[Records with drawing code]
--- Start ---

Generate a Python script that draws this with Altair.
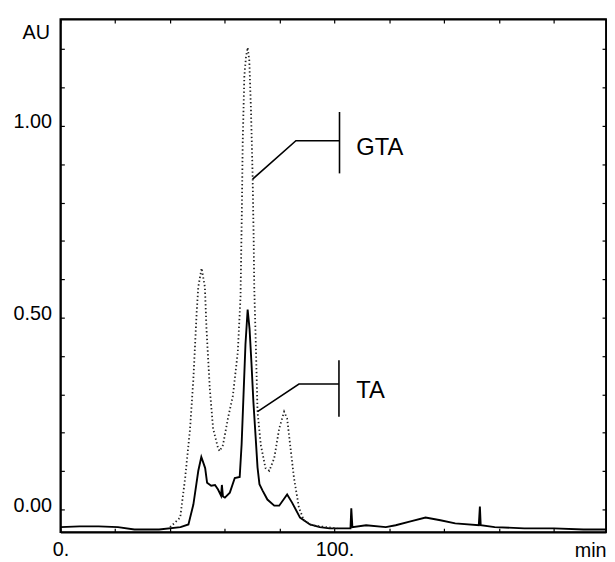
import altair as alt
import pandas as pd

# ---- data ----
ta_time = [0, 7, 14, 21, 27, 36, 43.8, 46.7, 48.5, 50.3, 51.4, 52.8, 53.5, 55.0, 56.4,
           57.5, 58.6, 58.9, 59.3, 60.0, 61.8, 63.6, 65.4, 66.1, 66.8, 67.5, 68.3, 69.0,
           69.7, 70.4, 71.2, 71.9, 72.6, 73.7, 75.5, 78.0, 79.8, 82.7, 84.5, 87.4, 91.0,
           94.6, 98.2, 104.3, 105.8, 106.1, 106.5, 111.5, 118.7, 122.3, 127.7, 133.2,
           138.6, 144.0, 152.6, 153.0, 153.3, 158.4, 169.2, 180.0, 190.8, 199]
ta_au = [-0.046, -0.044, -0.044, -0.046, -0.052, -0.052, -0.046, -0.039, 0.013, 0.101,
         0.137, 0.108, 0.070, 0.062, 0.064, 0.052, 0.036, 0.064, 0.034, 0.031, 0.044,
         0.082, 0.085, 0.170, 0.300, 0.430, 0.521, 0.470, 0.380, 0.280, 0.190, 0.110,
         0.066, 0.050, 0.026, 0.010, 0.010, 0.039, 0.018, -0.021, -0.039, -0.046,
         -0.049, -0.049, -0.049, 0.003, -0.046, -0.041, -0.046, -0.041, -0.031, -0.021,
         -0.028, -0.036, -0.041, 0.008, -0.041, -0.046, -0.049, -0.049, -0.052, -0.052]

gta_time = [40.0, 43.7, 45.5, 47.3, 48.5, 49.7, 50.3, 51.5, 52.7, 53.3, 54.5, 55.7, 57.5,
            58.1, 59.3, 61.1, 62.9, 64.7, 65.7, 66.2, 66.5, 67.1, 67.7, 68.3, 68.9, 69.5,
            70.1, 70.5, 70.7, 71.3, 71.9, 73.1, 74.8, 76.2, 78.0, 79.8, 81.6, 82.7, 83.8,
            85.2, 87.0, 88.8, 91.7, 97.1, 101.0]
gta_au = [-0.046, -0.021, 0.082, 0.211, 0.340, 0.513, 0.580, 0.629, 0.580, 0.469, 0.314,
          0.211, 0.160, 0.152, 0.168, 0.237, 0.296, 0.410, 0.554, 0.786, 0.959, 1.131,
          1.180, 1.204, 1.170, 1.044, 0.874, 0.701, 0.580, 0.425, 0.255, 0.168, 0.108,
          0.101, 0.134, 0.211, 0.255, 0.237, 0.168, 0.082, 0.005, -0.028, -0.041, -0.046,
          -0.049]

x_ticks = [0, 20, 40, 60, 80, 100, 120, 140, 160, 180]
y_ticks = [0.0, 0.1, 0.2, 0.3, 0.4, 0.5, 0.6, 0.7, 0.8, 0.9, 1.0, 1.1, 1.2]

# callout annotations (data units)
callout_names = ["GTA", "TA"]
callout_x = [[70.1, 85.9, 101.8], [71.9, 87.0, 101.6]]
callout_y = [[0.861, 0.961, 0.961], [0.255, 0.327, 0.327]]
bar_x = [101.8, 101.6]
bar_y1 = [0.876, 0.242]
bar_y2 = [1.036, 0.389]
label_x = [107.9, 107.9]
label_y = [0.943, 0.309]

X_DOMAIN = [0, 199]
Y_DOMAIN = [-0.059, 1.278]

ta_df = pd.DataFrame({"t": ta_time, "au": ta_au})
gta_df = pd.DataFrame({"t": gta_time, "au": gta_au})
call_rows = []
for name, xs_, ys_ in zip(callout_names, callout_x, callout_y):
    for i, (xx, yy) in enumerate(zip(xs_, ys_)):
        call_rows.append({"name": name, "i": i, "t": xx, "au": yy})
call_df = pd.DataFrame(call_rows)
bar_df = pd.DataFrame({"name": callout_names, "t": bar_x, "y1": bar_y1, "y2": bar_y2})
lab_df = pd.DataFrame({"name": callout_names, "t": label_x, "au": label_y})

xs = alt.Scale(domain=X_DOMAIN, nice=False, zero=False)
ys = alt.Scale(domain=Y_DOMAIN, nice=False, zero=False)

FONT = "Liberation Sans"
FRAME_W = 1.8

# frame + labels (bottom / left)
x_bottom = alt.Axis(orient="bottom", values=x_ticks,
                    labelExpr="datum.value == 0 || datum.value == 100 ? datum.value + '.' : ''",
                    ticks=False, tickSize=0, domain=True, domainColor="black",
                    domainWidth=FRAME_W, grid=False,
                    labelFontSize=20, labelFont=FONT, labelColor="black", labelPadding=8,
                    labelOverlap=False, labelFlush=False,
                    title="min", titleX=552, titleY=25, titleAlign="right",
                    titleBaseline="alphabetic", titleFontSize=20, titleFont=FONT,
                    titleFontWeight="normal", titleColor="black")
y_left = alt.Axis(orient="left", values=y_ticks,
                  labelExpr="datum.value == 0 || datum.value == 0.5 || datum.value == 1 ? format(datum.value, '.2f') : ''",
                  ticks=False, tickSize=0, domain=True, domainColor="black",
                  domainWidth=FRAME_W, grid=False,
                  labelFontSize=20, labelFont=FONT, labelColor="black", labelPadding=9,
                  labelOffset=-4, labelOverlap=False, labelFlush=False,
                  title="AU", titleAngle=0, titleAlign="right", titleBaseline="middle",
                  titleX=-11, titleY=13.5, titleFontSize=20, titleFont=FONT,
                  titleFontWeight="normal", titleColor="black")
# frame (top / right)
x_top = alt.Axis(orient="top", values=x_ticks, labels=False, ticks=False, tickSize=0,
                 domain=True, domainColor="black", domainWidth=FRAME_W, grid=False,
                 title=None)
y_right = alt.Axis(orient="right", values=y_ticks, labels=False, ticks=False, tickSize=0,
                   domain=True, domainColor="black", domainWidth=FRAME_W, grid=False,
                   title=None)


def inward(orient, vals):
    return alt.Axis(orient=orient, values=vals, labels=False, tickSize=4, offset=-4,
                    domain=False, grid=False, tickColor="black", tickWidth=1.2,
                    title=None)


ta_line = alt.Chart(ta_df).mark_line(color="black", strokeWidth=1.9).encode(
    x=alt.X("t:Q", scale=xs, axis=x_bottom),
    y=alt.Y("au:Q", scale=ys, axis=y_left),
)
gta_line = alt.Chart(gta_df).mark_line(color="#222222", strokeWidth=1.8,
                                       strokeDash=[1.4, 2.5]).encode(
    x=alt.X("t:Q", scale=xs, axis=x_top),
    y=alt.Y("au:Q", scale=ys, axis=y_right),
)
call_lines = alt.Chart(call_df).mark_line(color="black", strokeWidth=1.6).encode(
    x=alt.X("t:Q", scale=xs, axis=inward("bottom", x_ticks)),
    y=alt.Y("au:Q", scale=ys, axis=inward("left", y_ticks)),
    detail="name:N",
    order="i:Q",
)
bars = alt.Chart(bar_df).mark_rule(color="black", strokeWidth=1.6).encode(
    x=alt.X("t:Q", scale=xs, axis=inward("top", x_ticks)),
    y=alt.Y("y1:Q", scale=ys, axis=inward("right", y_ticks)),
    y2="y2:Q",
)
labels = alt.Chart(lab_df).mark_text(align="left", baseline="middle", fontSize=24,
                                     font=FONT, color="black").encode(
    x=alt.X("t:Q", scale=xs, axis=None),
    y=alt.Y("au:Q", scale=ys, axis=None),
    text="name:N",
)

chart = alt.layer(ta_line, gta_line, call_lines, bars, labels).resolve_axis(
    x="independent", y="independent"
).properties(
    width=552, height=519,
    background="white",
    autosize=alt.AutoSizeParams(type="none"),
    padding={"left": 53, "top": 8, "right": 1, "bottom": 34},
).configure_view(stroke="black", strokeWidth=FRAME_W)

chart.save("out.html", embed_options={"renderer": "svg", "actions": False})
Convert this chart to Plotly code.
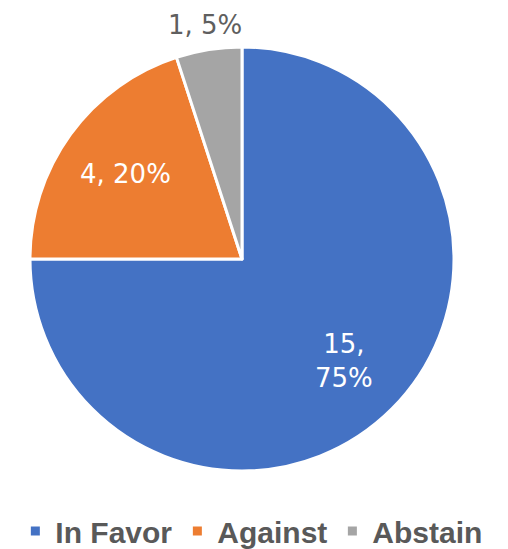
import math
import plotly.graph_objects as go

labels = ["In Favor", "Against", "Abstain"]
values = [15, 4, 1]
colors = ["#4472C4", "#ED7D31", "#A5A5A5"]
label_inside = [True, True, False]

total = sum(values)
texts = []
for i, v in enumerate(values):
    pct = round(100 * v / total)
    sep = ",<br>" if i == 0 else ", "
    texts.append(f"{v}{sep}{pct}%")

W, H = 508, 549
cx, cy, r = 234, 251, 212  # pie placement in pixels (page adds 8px body margin)
dom_x = [(cx - r) / W, (cx + r) / W]
dom_y = [(H - (cy + r)) / H, (H - (cy - r)) / H]

fig = go.Figure(go.Pie(
    labels=labels,
    values=values,
    textinfo="none",
    sort=False,
    direction="clockwise",
    rotation=0,
    marker=dict(colors=colors, line=dict(color="white", width=3)),
    domain=dict(x=dom_x, y=dom_y),
    hoverinfo="label+value+percent",
))

# data labels placed along each slice's mid-angle (clockwise from 12 o'clock)
cum = 0
for v, t, inside in zip(values, texts, label_inside):
    mid = (cum + v / 2) / total * 2 * math.pi
    cum += v
    dist = 0.68 * r if inside else r + 25
    px = cx + dist * math.sin(mid)
    py = cy - dist * math.cos(mid)
    fig.add_annotation(
        x=px / W, y=1 - py / H, xref="paper", yref="paper",
        xanchor="center", yanchor="middle",
        text=t, showarrow=False,
        font=dict(color="white" if inside else "#5f5f5f", size=26, family="DejaVu Sans"),
    )

fig.update_layout(
    width=W, height=H,
    margin=dict(l=0, r=0, t=0, b=0),
    paper_bgcolor="white",
    showlegend=True,
    legend=dict(
        orientation="h", x=0.48, xanchor="center", y=0.0, yanchor="bottom",
        font=dict(family="Liberation Sans", size=30, color="#595959", weight="bold"),
        itemwidth=30,
    ),
)

fig.write_html("out.html")
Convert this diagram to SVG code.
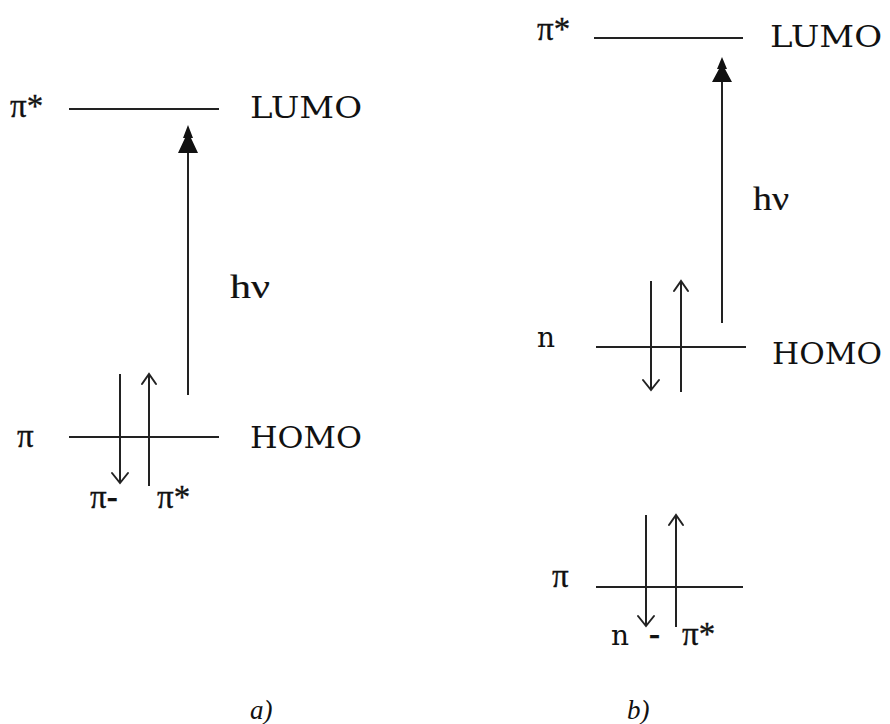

--- End ---

EXERCISE –
Repeat the listing above from its first line through the line that contains "import pandas as pd", both included, and nothing more. Drop the pictures.

RESPONSE FOR THIS EXERCISE –
Generate a Python script that draws this with Altair.
import altair as alt
import pandas as pd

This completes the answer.